“The Thunderbolts*” written by Eric Pearson and directed by Jake Schreier, is an action-packed Marvel superhero film that shows how mental health can be compromised.
It’s reminiscent of psychological dramas that encapsulate what it means to be human. “The Thunderbolts*” fully demonstrates how serious Marvel can become on the big screen.
It’s set in 2027, after the events of “Captain America: Brave New World” but before “Avengers: Doomsday.” An unconventional team of antiheroes, featuring Yelena Belova, Bucky Barnes, Red Guardian, Ghost, John Walker, and Taskmaster, is forced to work together.
The film balances comedy with darker themes, emphasizing mental health. It explores its characters’ humanity, revealing their struggles with emotions and communication. Though hesitant to confront their vulnerabilities at first, the team’s dynamics deepens as they grapple with trust, adding emotional weight to the action-driven narrative.
They are considered outcasts compared to the original Avengers, yet draw parallels to the family dynamic. Valentina Allegra de Fontaine, the director of the C.I.A. and chairwoman of O.X.E., a black ops company, first sets the team up in a death trap.
Yelena Belova, a Black Widow, knows isolation very well as she grew up as a child spy. While in the death trap with the rest of the team, she connects with a human lab rat named Bob, whom they found inside a reinforced box. The team is created with two goals in mind. They want to take down and reveal Valentina’s black ops projects and save Bob from her control.
Their rescue mission forces the team to confront their darkest memories, reckoning with past traumas. Though former villains, they realize isolation isn’t sustainable—growth demands vulnerability. The film smartly weaves redemption arcs into the action, balancing superhero thrillers with hard-won emotional breakthroughs.
The second act focuses on the team’s desperate attempt to save Bob from his mental self-destruction, which the Void causes, the realm-changing powers he gains when depressed.
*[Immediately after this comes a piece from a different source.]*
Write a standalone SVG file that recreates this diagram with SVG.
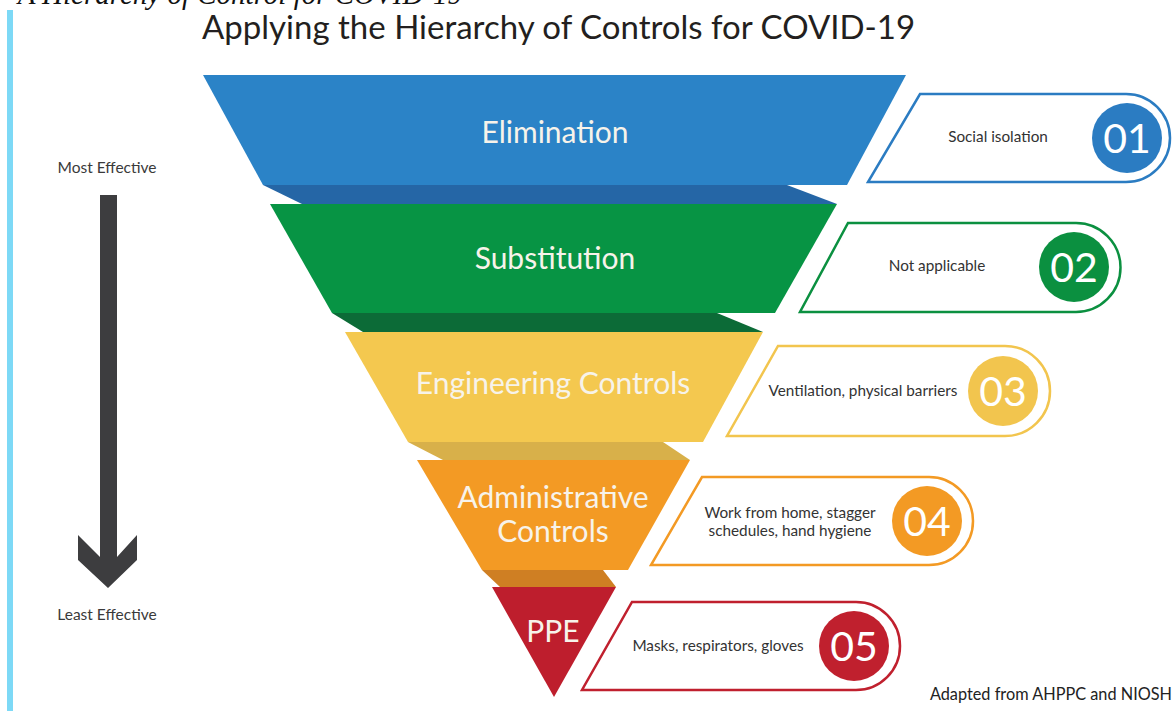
<svg xmlns="http://www.w3.org/2000/svg" width="1172" height="711" viewBox="0 0 1172 711">
<style>
  .band { font-family: Lato, "Open Sans", "Liberation Sans", sans-serif; font-size: 30px; fill: #f7f3ea; text-anchor: middle; }
  .lbl { font-family: Lato, "Open Sans", "Liberation Sans", sans-serif; font-size: 15.3px; fill: #333333; text-anchor: middle; }
  .num { font-family: Lato, "Open Sans", "Liberation Sans", sans-serif; font-size: 41px; fill: #ffffff; text-anchor: middle; }
  .side { font-family: Lato, "Open Sans", "Liberation Sans", sans-serif; font-size: 15.5px; fill: #3a3a3a; text-anchor: middle; }
  .box { fill: #ffffff; stroke-width: 2.5; }
</style>
<rect x="0" y="0" width="1172" height="711" fill="#ffffff"/>
<rect x="7" y="10" width="6" height="701" fill="#7dd9f6"/>
<text x="462" y="4" font-family="Liberation Serif, serif" font-style="italic" font-size="29" fill="#111111" text-anchor="end">A Hierarchy of Control for COVID-19</text>
<text x="202" y="39" font-family="Lato, 'Open Sans', 'Liberation Sans', sans-serif" font-size="33" fill="#231f20">Applying the Hierarchy of Controls for COVID-19</text>

<g id="effectiveness">
  <text class="side" x="107" y="173">Most Effective</text>
  <polygon points="100,195 117,195 117,557 137,535 137,560 108,588 78,560 78,535 100,557" fill="#3d3d3f"/>
  <text class="side" x="107" y="620">Least Effective</text>
</g>

<g id="elimination">
  <polygon points="263,185 787,185 837,204 302,204" fill="#2566a6"/>
  <polygon points="203,75 906,75 847,185 263,185" fill="#2b83c7"/>
  <text class="band" x="555" y="143">Elimination</text>
</g>
<g id="substitution">
  <polygon points="332,313 717,313 763,332 363,332" fill="#0c6b37"/>
  <polygon points="270,204 837,204 775,313 332,313" fill="#079444"/>
  <text class="band" x="555" y="269">Substitution</text>
</g>
<g id="engineering">
  <polygon points="408,442 663,442 690,460 443,460" fill="#d8b04a"/>
  <polygon points="345,332 763,332 703,442 408,442" fill="#f4c84f"/>
  <text class="band" x="553" y="394">Engineering Controls</text>
</g>
<g id="administrative">
  <polygon points="482,570 603,570 616,587 500,587" fill="#cf7f23"/>
  <polygon points="417,460 690,460 628,570 482,570" fill="#f39a24"/>
  <text class="band" x="553" y="508">Administrative</text>
  <text class="band" x="553" y="542">Controls</text>
</g>
<g id="ppe">
  <polygon points="492,587 616,587 554,697" fill="#be1e2d"/>
  <text class="band" x="553" y="642">PPE</text>
</g>

<g id="label01">
  <path class="box" stroke="#2b7cc2" d="M920,94 L1126,94 A44,44 0 0 1 1126,182 L868,182 Z"/>
  <text class="lbl" x="998" y="142">Social isolation</text>
  <circle cx="1127" cy="138" r="35" fill="#2b7cc2"/>
  <text class="num" x="1127" y="153">01</text>
</g>
<g id="label02">
  <path class="box" stroke="#0b9040" d="M848,223 L1076,223 A44.5,44.5 0 0 1 1076,312 L800,312 Z"/>
  <text class="lbl" x="937" y="271">Not applicable</text>
  <circle cx="1074" cy="267" r="35" fill="#0b9040"/>
  <text class="num" x="1074" y="282">02</text>
</g>
<g id="label03">
  <path class="box" stroke="#f2c54e" d="M778,346 L1005,346 A45,45 0 0 1 1005,436 L727,436 Z"/>
  <text class="lbl" x="863" y="396">Ventilation, physical barriers</text>
  <circle cx="1003" cy="391" r="35" fill="#f2c54e"/>
  <text class="num" x="1003" y="406">03</text>
</g>
<g id="label04">
  <path class="box" stroke="#f39a24" d="M702,477 L929,477 A44,44 0 0 1 929,565 L651,565 Z"/>
  <text class="lbl" x="790" y="518">Work from home, stagger</text>
  <text class="lbl" x="790" y="536">schedules, hand hygiene</text>
  <circle cx="927" cy="521" r="35" fill="#f39a24"/>
  <text class="num" x="927" y="536">04</text>
</g>
<g id="label05">
  <path class="box" stroke="#c0202e" d="M632,602 L856,602 A44,44 0 0 1 856,690 L582,690 Z"/>
  <text class="lbl" x="718" y="651">Masks, respirators, gloves</text>
  <circle cx="854" cy="646" r="35" fill="#c0202e"/>
  <text class="num" x="854" y="661">05</text>
</g>

<g id="connectors"></g>

<text x="1172" y="700" font-family="Lato, 'Open Sans', 'Liberation Sans', sans-serif" font-size="16.3" fill="#222222" text-anchor="end">Adapted from AHPPC and NIOSH</text>
</svg>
He fights against his father’s past abuse in his realm of nightmares. His powers fluctuate with his depressive episodes—a revelation that adds emotional stakes. The dynamic explores trauma’s lingering grip, grounding the superhero spectacle in raw, human struggle.
The writing argues that trust, not tactics, defines true teamwork. Yelena’s raw confrontation with her absent father lays bare Marvel’s emotional rollercoaster: grief metastasizes into isolation. Her bond with Bob isn’t just camaraderie–it’s a mirror reflecting how trauma, when unspoken, becomes its supervillain.
Marvel’s screening of psychological horror provided a stark contrast to previous MCU films. Themes involving murder, abuse, and mental health create a movie that extends from the general superhero genre and leans into a redemption arc for the anti-hero team.
The film weaponizes vulnerability by using trauma as an active antagonist. Bob’s Void represents Marvel’s boldest metaphor yet: mental health crises as unwinnable battles. That the team tears through their traumatic past for him subverts genre expectations.
The outcasts, once viewed as mercenaries, now collaborated to bring their friend back home in a heroic effort. True redemption lies in communal healing, not solitary heroics. Framing healthy relationships as superpowers delivers a radical thesis for the genre: connection, not combat, is the ultimate victory over darkness.
Schreier’s directing captures the audience using action, drama, and lasting shots of the team working together in a ruined New York, and through the life-saving actions taken to save civilians in peril.
It is structured parallel to the original Avengers, “The Thunderbolts*” now carrying their legacy as a new team. The music provides a liberating feeling of emotion that reflects how mental health can be supported by creating lasting bonds. The sound charts emotional breakthroughs, making audible the invisible work of healing. A radical departure from Marvel’s usual bombast.
The post-credit sequences are shot by the Russo brothers, prominent MCU film directors who had shot the previous main Avengers movies.
It is more than just a teaser, showcasing another team, The Fantastic Four’s spaceship entering the airspace of “The Thunderbolts*.” The Russo brothers are set to film the upcoming Avengers arc that will begin in 2026. However, Schreier’s fresh take on a team ensemble shows how dark and serious Marvel can take on mental health.
Reviewed at AMC 14, Saratoga, May 4, 2025. MPA rating: PG-13. Running time: 126 MIN.
Production: Walt Disney Studios Motion Pictures
Crew: Director: Jake Schreier. Screenplay: Eric Pearson, Lee Sung Jin, Joanna Calo. Music: Son Lux. Editor: Harry Yoon, Angela Catanzaro.
With: Florence Pugh, Sebastian Stan, Julia Louis-Dreyfus, Lewis Pullman, David Harbour, Wyatt Russell, Hannah John-Kamen, Olga Kurylenko.